Friday, September 30, 2011

NC Dems to rename fundraiser after 50 years due to slight white supremacist problem

by Associated Press

Posted on September 20, 2011 at 1:01 PM


RALEIGH, N.C. (AP) -- Three years after a majority of North Carolina voters cast their ballots for the country's first black president, the state Democratic Party is dropping the names of a Confederate leader and a white supremacist governor from one of its signature annual events.

For decades, the party's yearly fundraiser in western North Carolina had been known as the Vance-Aycock Dinner, after two former Democratic governors. This year, the October event will be dubbed the Western Gala while a committee works on a permanent replacement title, party spokesman Walton Robinson said.

"The tradition of the Democratic Party being what it is, folks just felt it was time for a change," he said.

The decision follows several years of dispute over the name Vance-Aycock, with some party leaders and even Republicans calling on the Democrats to change it. A Republican Party spokesman declined to comment on the decision.

Zebulon Vance was a veteran of the Confederate army who also served as governor during the Civil War. But most of the criticism centered on Charles Aycock, who served as governor from 1901 to 1905.

Aycock is remembered as a strong proponent of public schools, which led to his being known as "the Education Governor." His name adorns schools and other public buildings across the state, and a statue depicting him stands on the grounds of the old state Capitol.

But he was also a leader of the so-called "White Supremacy Campaign" in 1898, which dislodged the biracial Republicans and Populist Party members who controlled state politics at the time. Aycock oversaw the codification of some of North Carolina's earliest Jim Crow laws, and the 1898 election led to a bloody uprising against Republican leadership in Wilmington in which white mobs killed scores of people.
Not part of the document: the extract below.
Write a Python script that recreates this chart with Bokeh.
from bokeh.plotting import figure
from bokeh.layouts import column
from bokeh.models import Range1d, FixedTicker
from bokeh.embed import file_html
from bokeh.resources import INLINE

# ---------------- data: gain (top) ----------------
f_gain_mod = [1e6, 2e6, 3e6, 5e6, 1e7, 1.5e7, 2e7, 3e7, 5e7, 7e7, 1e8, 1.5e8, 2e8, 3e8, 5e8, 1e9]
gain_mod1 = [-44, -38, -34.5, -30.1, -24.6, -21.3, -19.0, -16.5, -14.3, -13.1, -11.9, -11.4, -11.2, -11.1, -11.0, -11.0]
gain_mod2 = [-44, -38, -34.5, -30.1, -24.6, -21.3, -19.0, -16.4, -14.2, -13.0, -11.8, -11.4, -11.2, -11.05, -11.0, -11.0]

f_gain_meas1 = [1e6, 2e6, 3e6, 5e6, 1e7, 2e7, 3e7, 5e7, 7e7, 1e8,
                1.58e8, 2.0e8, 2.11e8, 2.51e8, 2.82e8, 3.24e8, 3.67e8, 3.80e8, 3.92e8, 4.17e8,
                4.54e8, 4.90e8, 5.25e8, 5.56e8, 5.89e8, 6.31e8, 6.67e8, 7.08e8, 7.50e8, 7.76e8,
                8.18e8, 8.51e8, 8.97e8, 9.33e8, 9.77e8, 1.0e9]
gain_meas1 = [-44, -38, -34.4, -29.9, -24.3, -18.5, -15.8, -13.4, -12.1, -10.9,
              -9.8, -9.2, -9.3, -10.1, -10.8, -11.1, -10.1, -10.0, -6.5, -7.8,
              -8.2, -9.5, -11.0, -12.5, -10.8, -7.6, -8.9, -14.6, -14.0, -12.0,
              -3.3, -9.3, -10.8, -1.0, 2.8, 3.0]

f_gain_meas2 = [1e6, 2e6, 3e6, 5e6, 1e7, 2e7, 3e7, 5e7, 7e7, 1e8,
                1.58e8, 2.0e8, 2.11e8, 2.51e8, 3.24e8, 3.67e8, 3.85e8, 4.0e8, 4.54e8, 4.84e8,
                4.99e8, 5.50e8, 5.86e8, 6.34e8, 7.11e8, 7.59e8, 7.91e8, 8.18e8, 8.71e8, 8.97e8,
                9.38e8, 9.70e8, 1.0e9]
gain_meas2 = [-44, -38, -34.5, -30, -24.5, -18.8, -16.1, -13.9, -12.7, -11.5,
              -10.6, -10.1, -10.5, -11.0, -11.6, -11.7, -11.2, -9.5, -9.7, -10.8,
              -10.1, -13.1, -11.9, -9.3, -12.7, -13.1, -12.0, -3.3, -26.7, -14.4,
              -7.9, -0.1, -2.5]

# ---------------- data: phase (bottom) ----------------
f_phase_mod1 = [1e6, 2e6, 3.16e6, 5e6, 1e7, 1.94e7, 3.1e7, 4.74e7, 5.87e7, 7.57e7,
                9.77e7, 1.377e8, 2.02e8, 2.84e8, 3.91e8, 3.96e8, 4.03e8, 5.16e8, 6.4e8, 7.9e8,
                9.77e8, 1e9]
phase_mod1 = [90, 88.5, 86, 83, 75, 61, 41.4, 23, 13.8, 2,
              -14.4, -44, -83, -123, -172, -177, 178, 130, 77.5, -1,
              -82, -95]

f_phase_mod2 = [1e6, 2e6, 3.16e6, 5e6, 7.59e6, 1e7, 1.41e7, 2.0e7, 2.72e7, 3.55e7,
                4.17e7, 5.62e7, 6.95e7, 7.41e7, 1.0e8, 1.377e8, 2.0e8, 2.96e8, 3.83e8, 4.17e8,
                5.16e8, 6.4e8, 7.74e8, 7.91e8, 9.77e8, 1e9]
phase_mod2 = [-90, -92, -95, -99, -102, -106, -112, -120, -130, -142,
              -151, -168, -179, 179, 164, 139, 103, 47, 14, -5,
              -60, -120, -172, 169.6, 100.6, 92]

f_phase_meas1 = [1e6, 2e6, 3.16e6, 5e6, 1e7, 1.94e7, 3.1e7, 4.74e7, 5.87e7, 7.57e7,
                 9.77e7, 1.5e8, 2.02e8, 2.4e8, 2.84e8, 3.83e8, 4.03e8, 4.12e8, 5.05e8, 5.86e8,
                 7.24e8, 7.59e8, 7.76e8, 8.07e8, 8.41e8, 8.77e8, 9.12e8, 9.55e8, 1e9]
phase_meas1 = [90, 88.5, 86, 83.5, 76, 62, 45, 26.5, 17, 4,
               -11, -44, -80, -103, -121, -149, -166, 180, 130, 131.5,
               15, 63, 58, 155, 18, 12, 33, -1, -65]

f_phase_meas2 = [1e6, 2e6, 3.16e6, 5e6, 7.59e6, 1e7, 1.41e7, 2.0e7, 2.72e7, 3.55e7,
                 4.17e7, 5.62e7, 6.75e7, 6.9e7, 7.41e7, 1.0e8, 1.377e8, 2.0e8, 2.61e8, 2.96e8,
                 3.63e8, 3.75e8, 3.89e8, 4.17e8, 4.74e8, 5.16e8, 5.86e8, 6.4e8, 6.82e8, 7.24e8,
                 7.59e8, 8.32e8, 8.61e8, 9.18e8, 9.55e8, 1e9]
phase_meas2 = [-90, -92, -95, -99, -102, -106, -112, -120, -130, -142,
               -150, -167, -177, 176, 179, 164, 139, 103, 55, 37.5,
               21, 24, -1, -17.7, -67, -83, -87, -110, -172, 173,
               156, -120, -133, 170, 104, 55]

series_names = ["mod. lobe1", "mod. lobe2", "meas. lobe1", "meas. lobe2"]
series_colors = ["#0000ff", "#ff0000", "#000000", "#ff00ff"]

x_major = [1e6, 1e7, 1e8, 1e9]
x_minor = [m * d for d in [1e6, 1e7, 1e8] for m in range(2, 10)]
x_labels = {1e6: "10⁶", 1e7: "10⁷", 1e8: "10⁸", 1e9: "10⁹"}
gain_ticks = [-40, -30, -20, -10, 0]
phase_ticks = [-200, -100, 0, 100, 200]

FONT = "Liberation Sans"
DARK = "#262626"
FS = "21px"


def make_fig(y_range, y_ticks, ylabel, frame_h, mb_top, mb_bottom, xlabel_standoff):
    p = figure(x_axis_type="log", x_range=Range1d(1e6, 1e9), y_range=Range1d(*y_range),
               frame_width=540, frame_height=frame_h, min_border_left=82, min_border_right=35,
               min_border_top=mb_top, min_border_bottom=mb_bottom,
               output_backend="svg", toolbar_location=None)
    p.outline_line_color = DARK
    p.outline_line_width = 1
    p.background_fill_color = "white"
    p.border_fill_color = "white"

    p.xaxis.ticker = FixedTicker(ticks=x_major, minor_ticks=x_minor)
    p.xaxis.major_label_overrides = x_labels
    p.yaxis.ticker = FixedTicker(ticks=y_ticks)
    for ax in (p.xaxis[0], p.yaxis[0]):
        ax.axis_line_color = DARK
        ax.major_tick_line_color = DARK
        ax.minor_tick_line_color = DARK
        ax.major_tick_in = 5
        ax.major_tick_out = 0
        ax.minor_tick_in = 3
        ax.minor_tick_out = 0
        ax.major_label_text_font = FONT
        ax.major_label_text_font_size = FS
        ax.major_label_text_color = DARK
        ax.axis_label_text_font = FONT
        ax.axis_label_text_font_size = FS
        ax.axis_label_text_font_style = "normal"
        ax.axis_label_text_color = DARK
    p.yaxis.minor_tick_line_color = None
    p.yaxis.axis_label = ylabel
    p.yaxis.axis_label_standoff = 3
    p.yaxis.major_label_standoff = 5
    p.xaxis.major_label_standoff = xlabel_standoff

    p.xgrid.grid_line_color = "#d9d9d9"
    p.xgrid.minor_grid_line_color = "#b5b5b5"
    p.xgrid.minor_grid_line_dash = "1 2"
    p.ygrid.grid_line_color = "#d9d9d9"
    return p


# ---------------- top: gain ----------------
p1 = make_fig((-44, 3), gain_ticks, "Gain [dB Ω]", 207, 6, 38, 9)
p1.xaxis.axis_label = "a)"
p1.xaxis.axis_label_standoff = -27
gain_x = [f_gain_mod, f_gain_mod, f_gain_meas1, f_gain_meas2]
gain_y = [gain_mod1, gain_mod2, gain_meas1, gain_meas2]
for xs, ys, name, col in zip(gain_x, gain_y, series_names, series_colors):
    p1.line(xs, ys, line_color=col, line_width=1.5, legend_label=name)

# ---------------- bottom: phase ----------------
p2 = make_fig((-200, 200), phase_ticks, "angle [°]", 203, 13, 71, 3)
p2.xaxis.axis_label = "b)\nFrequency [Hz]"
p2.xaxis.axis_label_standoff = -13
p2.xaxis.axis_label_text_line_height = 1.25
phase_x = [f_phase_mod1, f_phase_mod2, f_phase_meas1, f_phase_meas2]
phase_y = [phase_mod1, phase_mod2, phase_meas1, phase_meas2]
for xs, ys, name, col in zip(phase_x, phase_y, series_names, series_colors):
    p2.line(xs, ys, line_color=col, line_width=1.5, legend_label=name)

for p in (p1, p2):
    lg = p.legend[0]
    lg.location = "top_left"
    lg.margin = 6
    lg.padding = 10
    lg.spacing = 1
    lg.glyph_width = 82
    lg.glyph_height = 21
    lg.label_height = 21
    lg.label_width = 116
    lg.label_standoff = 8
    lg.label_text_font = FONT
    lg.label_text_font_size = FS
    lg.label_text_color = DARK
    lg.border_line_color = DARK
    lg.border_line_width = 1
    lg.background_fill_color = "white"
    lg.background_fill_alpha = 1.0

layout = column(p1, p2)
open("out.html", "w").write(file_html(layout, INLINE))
"With that kind of record, it's very hard to make those kinds of guys your patron saints in the contemporary context," said Harry Watson, director of the Center for the Study of the American South at the University of North Carolina at Chapel Hill.

"The black Democrats are angry and the white Democrats are embarrassed, and probably also angry, at the idea of the party continuing to venerate Charles Aycock when he was elected to office campaigning in favor of disenfranchisement and in favor of violence to support it," he said.

The Vance-Aycock Dinner started in 1960, but it was the 100th anniversary of the Wilmington race riot, which is occasionally called the only successful coup d'etat in U.S. history, that spurred public discussion of the event's name, Watson said. After a state-appointed commission produced a report on the riot, it was included in history museums, school lesson plans and text books.

Four years ago, Richard Moore, who was then state treasurer, formally asked the party drop the around the same time that a Buncombe County Republican group announced plans to protest the dinner over Aycock's name.

"It is part of our progress and being more sensitive to the names that we hold out and honor in the Democratic Party," Moore told The Associated Press on Tuesday. "We could have done better, and I'm pleased to see that the officials in the Democratic party now agree."

Moore pushed for the change while running unsuccessfully for the Democratic nomination for governor. Moore said in 2007 that Aycock used "a message of white supremacy, racial segregation and oppression" that didn't reflect the party's contemporary values.

The old name may have lingered for any number of reasons, but the decision to drop it reflects the changing nature of politics in North Carolina as the state grows more diverse, said Karen Cox, a historian at the University of North Carolina at Charlotte and author of "Dreaming of Dixie: How the South Was Created in American Popular Culture."

"The Democratic Party has changed tremendously, and North Carolina has changed, too," she said. "There are a lot of people living in North Carolina now that aren't from North Carolina, and they're maybe more likely to take issue with things like this."